Virginia Paez Izquierdo (University Complutense of Madrid), Maribel Martin Estalayo (University Complutense of Madrid), Ana Lucía Hernández Cordero (University of Zaragoza)
Topic: Difficulties and challenges for Social Services in the care of European migrant returnees
Language: English 

Abstract

This paper focuses on the study of the impact of the retirement migration of the European elderly on Social Services. According to municipal census data, 347,519 elderly people of European origin are registered in Spain (National Institute of Statistics of Spain, 2022) who settle in our country after finishing their working life, i.e., to begin the new stage of retirement in coastal areas or very close to the coast. They are mainly concentrated in the provinces of Valencia, Alicante, Malaga and the Balearic and Canary Islands. The aim of this research funded by the Spanish Ministry of Science and Innovation is to find out what the impact of this migrant population is on Social Services. Fieldwork has been carried out for months in different areas of the Spanish coast to interview social workers and European retirees themselves to find out about their experiences regarding their passage through the Social Services.

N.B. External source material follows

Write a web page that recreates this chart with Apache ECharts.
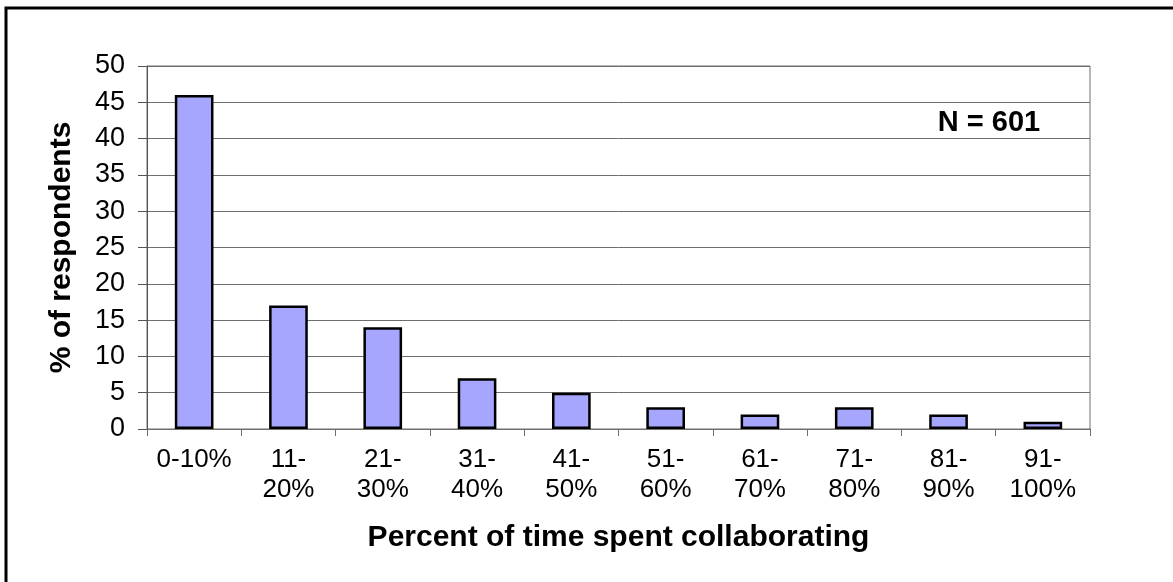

Among the main conclusions reached is that they do not go to Social Services when they are able to look after themselves, but that there is a tendency to extend this visit when situations have already become more complicated, especially in terms of physical dependence and cognitive deterioration. Furthermore, loneliness and communication difficulties (due to language) have been identified as some of the recurring variables in the discourses of the professionals interviewed, as many of the elderly Europeans live alone on the Spanish coast and do not have a social support network. In specific cases, especially in historical territories of reception of migration from retirement, such as Malaga or Alicante, there do exist support networks and associations among foreigners to support each other. Among many other situations, a difference has also been recognized between those who can afford a residential alternative with other European people (specific residences for European elderly people), and those whose low retirement pensions prevent them from paying for it and who are forced to return to their country of origin to receive specialized care.

The social services in the territories analyzed face various challenges in order to be able to offer comprehensive social care to the elderly in Europe. The project proposes different strategies for improvement that should involve the participation of local councils, public social services, the third sector, consulates, as well as associations of retired people in Europe.